No, it wasn't the building.

It wasn't the flowers arranged and opening before the altar table. It wasn't the blue wall behind the Virgin's statue in a niche high up above the sanctuary. It wasn't the gesture, one hand raised with fingers gently curled, by which Christ, his mother and the saints communicate some message, some authority out of mosaic and stained glass and marble statue.

It wasn't the sound swelling out of organ pipes. It wasn't the procession, cross first, candles flanking, book of readings held aloft.
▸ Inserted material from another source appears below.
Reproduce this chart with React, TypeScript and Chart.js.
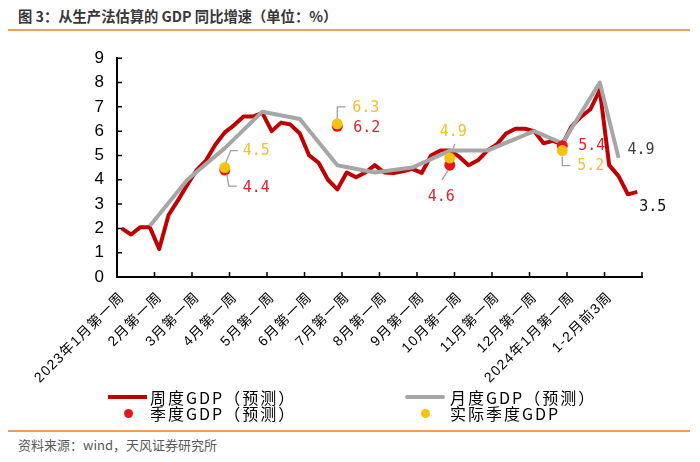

It wasn't the words of the hymn, my voice joined by other voices from fellow singers I could not see, all of us bent over songbooks, eyes moving over the musical notations, dipping down into words separated into syllables, all of us guided by some familiarity gained by months and years of Sundays.

It probably wasn't even the celebrant, homilist, pastor, presider.

The injury, though, needed a building as tall as this, a ritual as old as this, a city congregation just this various and motley, or the injury threatened to pull me down, back into a pattern too old to recognize before it had started its weighing in, weighing down, almost blinding, nearly depleting.

I am at an age, though, and a stage of inner work to be able to rouse myself at the signs, the insinuating words of judgment, the ache of a deprivation so close to the bone that it sometimes passes for me.

Without all this building and ritual and congregation, where would I be? Without the host pressed into my hands each week by communion ministers whose faces I recognize, whose names I know, whose presence before me depends on nothing I ever do, where would I be?

I emerge, though, each Sunday face wet with tears. I am able to claim all this, own all this, move toward another week, await another Sunday.

1 comment:

Ur-spo said...

this was very tender; thank you for sharing it.